### What is required
Copy, from the entries below, each line in which the string "this" appears.

### Given data
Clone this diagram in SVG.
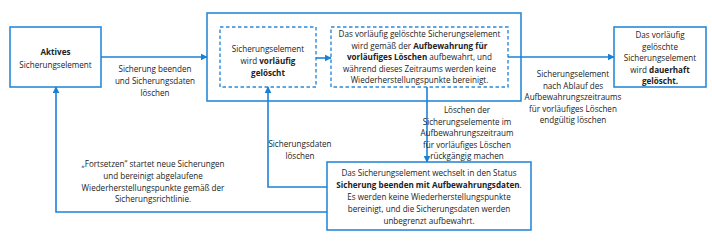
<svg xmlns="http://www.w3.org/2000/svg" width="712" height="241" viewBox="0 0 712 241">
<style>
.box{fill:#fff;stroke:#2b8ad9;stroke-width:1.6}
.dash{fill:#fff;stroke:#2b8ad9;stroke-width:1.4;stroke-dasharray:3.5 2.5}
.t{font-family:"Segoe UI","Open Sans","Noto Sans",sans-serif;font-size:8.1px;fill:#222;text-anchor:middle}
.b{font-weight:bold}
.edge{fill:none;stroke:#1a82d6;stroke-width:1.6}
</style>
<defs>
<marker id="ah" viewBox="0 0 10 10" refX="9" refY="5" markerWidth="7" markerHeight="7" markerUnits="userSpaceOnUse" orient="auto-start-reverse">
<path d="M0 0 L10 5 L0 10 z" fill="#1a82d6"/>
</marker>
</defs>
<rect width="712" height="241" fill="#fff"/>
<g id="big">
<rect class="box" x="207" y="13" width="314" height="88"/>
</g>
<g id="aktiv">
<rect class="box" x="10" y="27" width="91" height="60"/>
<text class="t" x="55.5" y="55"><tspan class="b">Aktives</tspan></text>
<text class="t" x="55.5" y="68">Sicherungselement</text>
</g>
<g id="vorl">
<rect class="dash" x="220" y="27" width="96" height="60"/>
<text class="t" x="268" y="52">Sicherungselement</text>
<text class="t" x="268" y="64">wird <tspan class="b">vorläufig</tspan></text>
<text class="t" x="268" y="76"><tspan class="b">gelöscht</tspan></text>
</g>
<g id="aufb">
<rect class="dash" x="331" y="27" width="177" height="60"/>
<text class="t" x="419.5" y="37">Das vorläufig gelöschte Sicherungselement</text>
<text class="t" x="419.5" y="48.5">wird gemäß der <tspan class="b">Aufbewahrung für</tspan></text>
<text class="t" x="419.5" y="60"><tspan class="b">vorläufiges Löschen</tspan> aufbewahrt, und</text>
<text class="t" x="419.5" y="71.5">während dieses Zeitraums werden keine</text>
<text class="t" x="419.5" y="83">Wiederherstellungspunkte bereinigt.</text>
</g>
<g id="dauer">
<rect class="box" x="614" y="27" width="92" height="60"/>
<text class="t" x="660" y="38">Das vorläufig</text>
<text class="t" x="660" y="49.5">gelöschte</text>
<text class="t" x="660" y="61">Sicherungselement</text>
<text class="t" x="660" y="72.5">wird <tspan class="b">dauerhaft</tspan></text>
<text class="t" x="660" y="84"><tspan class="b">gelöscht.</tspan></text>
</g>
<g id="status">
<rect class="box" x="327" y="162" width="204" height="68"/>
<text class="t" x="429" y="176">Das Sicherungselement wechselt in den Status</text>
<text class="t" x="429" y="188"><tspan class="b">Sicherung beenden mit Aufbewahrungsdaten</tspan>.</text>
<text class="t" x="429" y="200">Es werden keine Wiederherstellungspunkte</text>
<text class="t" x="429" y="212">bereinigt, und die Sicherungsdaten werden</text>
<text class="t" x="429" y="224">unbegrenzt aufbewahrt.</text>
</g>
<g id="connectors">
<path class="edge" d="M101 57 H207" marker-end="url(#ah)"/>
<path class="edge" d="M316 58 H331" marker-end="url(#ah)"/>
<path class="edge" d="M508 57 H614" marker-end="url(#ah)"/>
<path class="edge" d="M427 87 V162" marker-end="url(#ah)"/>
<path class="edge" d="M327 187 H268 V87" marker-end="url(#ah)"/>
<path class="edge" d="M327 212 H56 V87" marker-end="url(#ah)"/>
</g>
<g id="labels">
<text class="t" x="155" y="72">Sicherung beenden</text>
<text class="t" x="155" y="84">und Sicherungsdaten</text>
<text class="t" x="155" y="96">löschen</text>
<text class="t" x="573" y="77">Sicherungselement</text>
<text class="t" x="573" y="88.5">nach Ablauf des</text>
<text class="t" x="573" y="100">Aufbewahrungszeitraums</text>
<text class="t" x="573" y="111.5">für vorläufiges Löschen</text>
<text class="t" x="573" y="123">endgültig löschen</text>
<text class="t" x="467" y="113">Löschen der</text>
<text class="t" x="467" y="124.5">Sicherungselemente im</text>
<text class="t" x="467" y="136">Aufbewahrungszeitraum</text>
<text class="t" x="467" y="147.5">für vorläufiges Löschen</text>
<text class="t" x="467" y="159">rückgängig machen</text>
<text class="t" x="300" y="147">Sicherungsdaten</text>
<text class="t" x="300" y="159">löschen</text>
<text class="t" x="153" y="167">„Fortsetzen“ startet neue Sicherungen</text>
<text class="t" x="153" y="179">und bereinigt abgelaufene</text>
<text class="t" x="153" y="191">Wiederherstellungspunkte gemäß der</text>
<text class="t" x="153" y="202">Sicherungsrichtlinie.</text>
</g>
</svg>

* * *

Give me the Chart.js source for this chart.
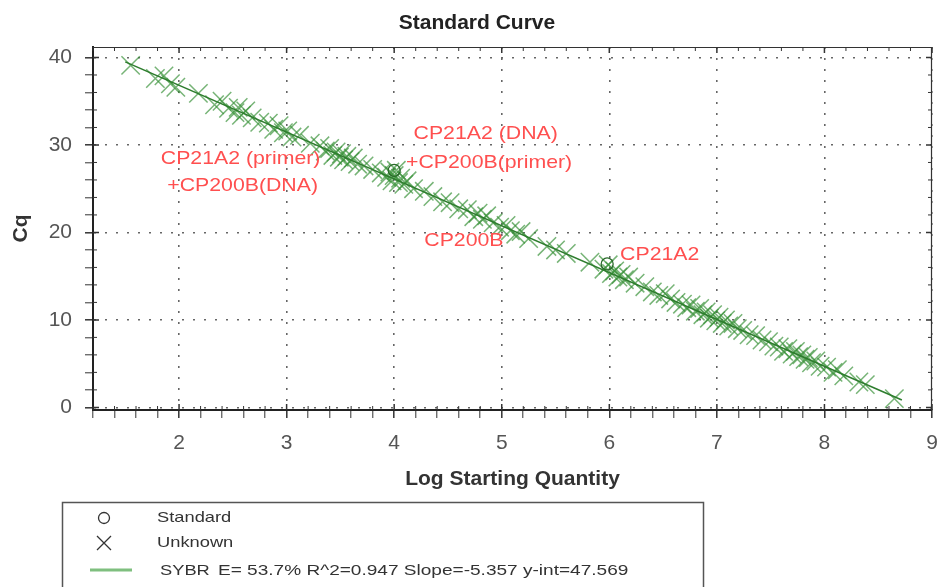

...

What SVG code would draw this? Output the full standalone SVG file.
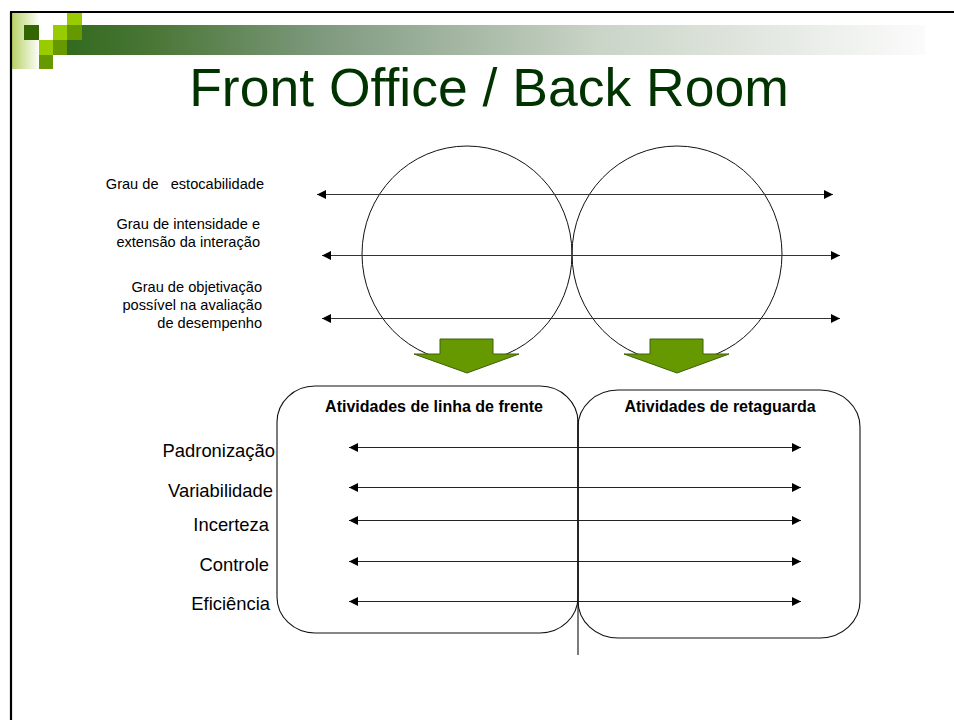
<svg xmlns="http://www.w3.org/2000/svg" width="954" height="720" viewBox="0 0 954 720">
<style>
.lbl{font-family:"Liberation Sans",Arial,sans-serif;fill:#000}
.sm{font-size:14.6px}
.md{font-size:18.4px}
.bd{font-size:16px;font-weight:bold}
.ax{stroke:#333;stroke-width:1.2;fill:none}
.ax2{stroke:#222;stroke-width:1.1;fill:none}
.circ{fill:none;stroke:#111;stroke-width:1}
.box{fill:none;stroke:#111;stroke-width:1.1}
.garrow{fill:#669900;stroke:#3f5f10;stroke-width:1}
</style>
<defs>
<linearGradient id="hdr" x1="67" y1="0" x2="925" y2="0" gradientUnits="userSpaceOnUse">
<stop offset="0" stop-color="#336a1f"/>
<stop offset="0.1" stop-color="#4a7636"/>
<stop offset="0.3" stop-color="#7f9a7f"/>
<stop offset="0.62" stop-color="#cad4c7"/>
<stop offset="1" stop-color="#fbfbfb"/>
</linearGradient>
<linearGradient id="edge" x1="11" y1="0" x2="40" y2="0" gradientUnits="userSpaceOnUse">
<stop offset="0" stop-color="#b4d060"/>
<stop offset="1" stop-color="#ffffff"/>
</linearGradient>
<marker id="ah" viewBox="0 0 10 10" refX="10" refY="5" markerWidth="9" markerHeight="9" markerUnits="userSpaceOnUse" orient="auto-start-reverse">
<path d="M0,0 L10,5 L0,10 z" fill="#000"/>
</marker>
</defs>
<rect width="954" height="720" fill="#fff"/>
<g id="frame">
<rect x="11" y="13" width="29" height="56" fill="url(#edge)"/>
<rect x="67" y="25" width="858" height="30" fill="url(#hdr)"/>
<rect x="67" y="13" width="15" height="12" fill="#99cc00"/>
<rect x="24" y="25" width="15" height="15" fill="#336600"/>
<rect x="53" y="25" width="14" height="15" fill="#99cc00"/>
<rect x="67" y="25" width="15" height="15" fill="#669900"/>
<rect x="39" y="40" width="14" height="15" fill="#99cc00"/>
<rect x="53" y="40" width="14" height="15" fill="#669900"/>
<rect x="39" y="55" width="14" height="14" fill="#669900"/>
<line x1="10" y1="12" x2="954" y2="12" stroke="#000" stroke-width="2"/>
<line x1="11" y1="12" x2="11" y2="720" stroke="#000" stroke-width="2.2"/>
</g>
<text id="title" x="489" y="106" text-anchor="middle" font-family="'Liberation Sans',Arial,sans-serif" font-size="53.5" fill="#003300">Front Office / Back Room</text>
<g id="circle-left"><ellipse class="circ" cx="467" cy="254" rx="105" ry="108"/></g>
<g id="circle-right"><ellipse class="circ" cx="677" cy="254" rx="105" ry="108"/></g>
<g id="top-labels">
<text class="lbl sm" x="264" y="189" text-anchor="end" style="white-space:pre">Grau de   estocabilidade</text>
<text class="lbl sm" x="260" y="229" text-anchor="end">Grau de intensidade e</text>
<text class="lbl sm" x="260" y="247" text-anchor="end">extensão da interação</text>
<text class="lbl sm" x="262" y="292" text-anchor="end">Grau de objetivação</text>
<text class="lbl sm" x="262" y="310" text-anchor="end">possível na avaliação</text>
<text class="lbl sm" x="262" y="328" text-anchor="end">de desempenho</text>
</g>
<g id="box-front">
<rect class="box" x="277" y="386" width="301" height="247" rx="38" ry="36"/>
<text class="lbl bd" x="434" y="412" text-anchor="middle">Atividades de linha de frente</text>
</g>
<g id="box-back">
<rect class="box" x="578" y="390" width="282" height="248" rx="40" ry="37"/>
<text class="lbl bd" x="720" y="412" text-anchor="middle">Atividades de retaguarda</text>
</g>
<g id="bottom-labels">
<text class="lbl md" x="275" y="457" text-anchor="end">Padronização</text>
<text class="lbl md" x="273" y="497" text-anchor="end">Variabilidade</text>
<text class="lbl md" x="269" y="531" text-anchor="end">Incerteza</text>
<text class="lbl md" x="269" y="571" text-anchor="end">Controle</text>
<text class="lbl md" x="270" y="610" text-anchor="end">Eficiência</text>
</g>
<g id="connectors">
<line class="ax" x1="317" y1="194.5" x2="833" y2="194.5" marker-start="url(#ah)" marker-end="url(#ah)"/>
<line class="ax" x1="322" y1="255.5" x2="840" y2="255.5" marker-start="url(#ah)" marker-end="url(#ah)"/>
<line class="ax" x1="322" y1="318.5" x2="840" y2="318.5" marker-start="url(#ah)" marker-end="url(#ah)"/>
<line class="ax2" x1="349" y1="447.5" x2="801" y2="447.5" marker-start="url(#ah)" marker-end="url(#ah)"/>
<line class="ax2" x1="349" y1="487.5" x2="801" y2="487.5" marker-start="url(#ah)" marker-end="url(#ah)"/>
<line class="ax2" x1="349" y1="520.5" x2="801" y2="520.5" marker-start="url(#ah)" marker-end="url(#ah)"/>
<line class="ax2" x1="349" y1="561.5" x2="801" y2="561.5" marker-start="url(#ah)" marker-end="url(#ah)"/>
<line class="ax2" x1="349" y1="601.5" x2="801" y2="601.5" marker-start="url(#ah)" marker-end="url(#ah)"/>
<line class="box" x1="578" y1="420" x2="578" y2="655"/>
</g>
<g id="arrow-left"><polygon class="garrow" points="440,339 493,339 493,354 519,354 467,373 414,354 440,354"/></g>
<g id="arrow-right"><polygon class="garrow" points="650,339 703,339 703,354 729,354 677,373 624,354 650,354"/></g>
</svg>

### Completed task
Clone this diagram in SVG.
Give me the Chart.js source for this chart.
What SVG code would draw this? Output the full standalone SVG file.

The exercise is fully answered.